Caution: automated technology at work

There is significant competition between the websites that publish genealogical information. More records are added on a regular basis. New “bells and whistles” are added to improve the attractiveness, and functionality, of each site. The Genealogist (https://www.thegenealogist.co.uk/) recently added a map function to the 1911 census returns. When you have found an address of interest, a map shows the location. This promises to be very useful.

The reality is different. My Grandfather, Patrick, was living with his sister (Mary) and her son at 20, Elmwood Street, Dewsbury. I am not sure if Optical Character Recognition (OCR) technology has been used, or a human has transcribed the record.

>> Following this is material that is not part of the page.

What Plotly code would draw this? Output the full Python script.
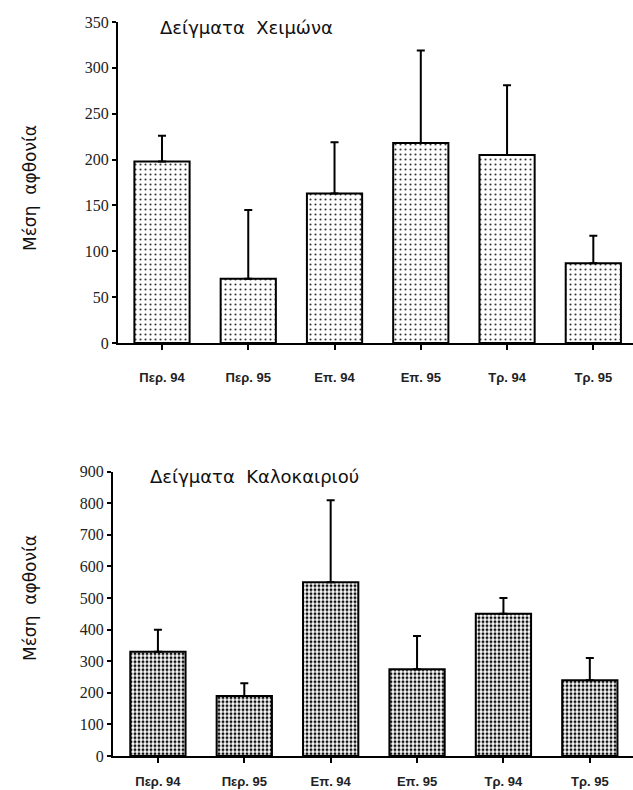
import plotly.graph_objects as go

categories = ["Περ. 94", "Περ. 95", "Επ. 94", "Επ. 95", "Τρ. 94", "Τρ. 95"]
winter_mean = [198, 70, 163, 218, 205, 87]
winter_upper = [226, 145, 219, 319, 281, 117]
summer_mean = [330, 190, 550, 275, 450, 240]
summer_upper = [400, 230, 810, 380, 500, 310]
winter_ticks = [0, 50, 100, 150, 200, 250, 300, 350]
summer_ticks = [0, 100, 200, 300, 400, 500, 600, 700, 800, 900]

W, H = 633, 790
winter_err = [u - m for u, m in zip(winter_upper, winter_mean)]
summer_err = [u - m for u, m in zip(summer_upper, summer_mean)]

fig = go.Figure()
fig.add_trace(go.Bar(
    x=list(range(len(categories))), y=winter_mean, xaxis="x", yaxis="y",
    marker=dict(color="white", line=dict(color="black", width=2),
                pattern=dict(shape=".", fgcolor="#333", bgcolor="white", size=5, solidity=0.14)),
    error_y=dict(type="data", array=winter_err, arrayminus=[0]*6, symmetric=False,
                 color="black", thickness=2, width=4),
    showlegend=False,
))
fig.add_trace(go.Bar(
    x=list(range(len(categories))), y=summer_mean, xaxis="x2", yaxis="y2",
    marker=dict(color="white", line=dict(color="black", width=2),
                pattern=dict(shape=".", fgcolor="#111", bgcolor="white", size=4, solidity=0.45)),
    error_y=dict(type="data", array=summer_err, arrayminus=[0]*6, symmetric=False,
                 color="black", thickness=2, width=4),
    showlegend=False,
))

tickfont_y = dict(family="Liberation Serif", size=16, color="#222")
tickfont_x = dict(family="Liberation Sans", size=13, color="#222", weight="bold")

common_x = dict(tickmode="array", tickvals=list(range(6)), ticktext=categories,
                showline=True, linecolor="black", linewidth=2, ticks="outside",
                ticklen=5, tickwidth=1.5, tickcolor="black", showgrid=False,
                zeroline=False, tickfont=tickfont_x, automargin=False)
common_y = dict(showline=True, linecolor="black", linewidth=2, ticks="outside",
                ticklen=4, tickwidth=1.5, tickcolor="black", showgrid=False,
                zeroline=False, tickfont=tickfont_y, tickmode="array",
                ticklabelstandoff=0, automargin=False)

title_font = dict(family="DejaVu Sans", size=18, color="#111")
ytitle_font = dict(family="DejaVu Sans", size=17, color="#111")

fig.update_layout(
    template="none",
    width=W, height=H, autosize=False,
    margin=dict(l=0, r=0, t=0, b=0, pad=0),
    paper_bgcolor="white", plot_bgcolor="white",
    bargap=0.36,
    xaxis=dict(domain=[118 / W, 1.0], range=[-0.51, 5.46], anchor="y",
               ticklabelstandoff=16, **common_x),
    yaxis=dict(domain=[(H - 343) / H, (H - 22) / H], range=[0, 350], anchor="x",
               tickvals=winter_ticks, **common_y),
    xaxis2=dict(domain=[113 / W, 1.0], range=[-0.52, 5.50], anchor="y2",
                ticklabelstandoff=7, **common_x),
    yaxis2=dict(domain=[(H - 756) / H, (H - 471.7) / H], range=[0, 900], anchor="x2",
                tickvals=summer_ticks, **common_y),
    annotations=[
        dict(text="Δείγματα\u00a0\u00a0Χειμώνα", x=158 / W, y=(H - 28) / H, xref="paper", yref="paper",
             xanchor="left", yanchor="middle", showarrow=False, font=title_font),
        dict(text="Δείγματα\u00a0\u00a0Καλοκαιριού", x=148 / W, y=(H - 476) / H, xref="paper", yref="paper",
             xanchor="left", yanchor="middle", showarrow=False, font=title_font),
        dict(text="Μέση\u00a0\u00a0αφθονία", x=30 / W, y=(H - 188) / H, xref="paper", yref="paper",
             xanchor="center", yanchor="middle", showarrow=False, textangle=-90, font=ytitle_font),
        dict(text="Μέση\u00a0\u00a0αφθονία", x=30 / W, y=(H - 598) / H, xref="paper", yref="paper",
             xanchor="center", yanchor="middle", showarrow=False, textangle=-90, font=ytitle_font),
    ],
)

fig.write_html("out.html", config={"displayModeBar": False},
               post_script="document.body.style.margin='0';")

Patrick’s occupation is shown as “Goldin private”. I read the record as saying, “soldier private”. Technically this is just about true. He finished his eight years in the Army in 1910. He was a reservist, and thus eligible for a recall until October 1914. What this entry tells me is that he had not found another occupation that he wished to declare to the authorities.

The map that has been attached is for Wood Street, Dewsbury. This location is about 500 yards away from Elmwood Street. In some parts of the world, 500 yards might be considered as virtually next door. Not so in the densely crowded streets of central Dewsbury before the Great War.  The map shows the layout of streets before the Great War. Ashworth Road still exists today. Ashworth Grange is now the location of Woodbine Street. Ashworth Close is now the location of Granville Street (at its junction with Ashworth Road – the original line can still be traced). The distance between the two red spots is approximately 80 metres. Elmwood Street was also approximately 80 m long. There were 26 occupied dwellings there according to the 1911 census, housing 79 people. There were 7 people living at Number 32. The houses consisted of two rooms: one up and one down.

The local paper (Dewsbury Reporter) often publishes pictures of people and houses from that era. It always prompts a debate. The main difficulty lies in the fact that there is very little to distinguish one back-to-back house from another. And there were hundreds of them. These houses were originally condemned as being unfit for human habitation in 1938. Demolition did not start until after the Second World War and continued into the 1960s.

There are other members of the Stanley family living at 52 Wilmans Yard in 1911. The software highlights Barber Street. I do have some sympathy at this point. I have still to locate Wilmans Yard on any map. But I know that it wasn’t the same as Barber Street. The wonders of automation!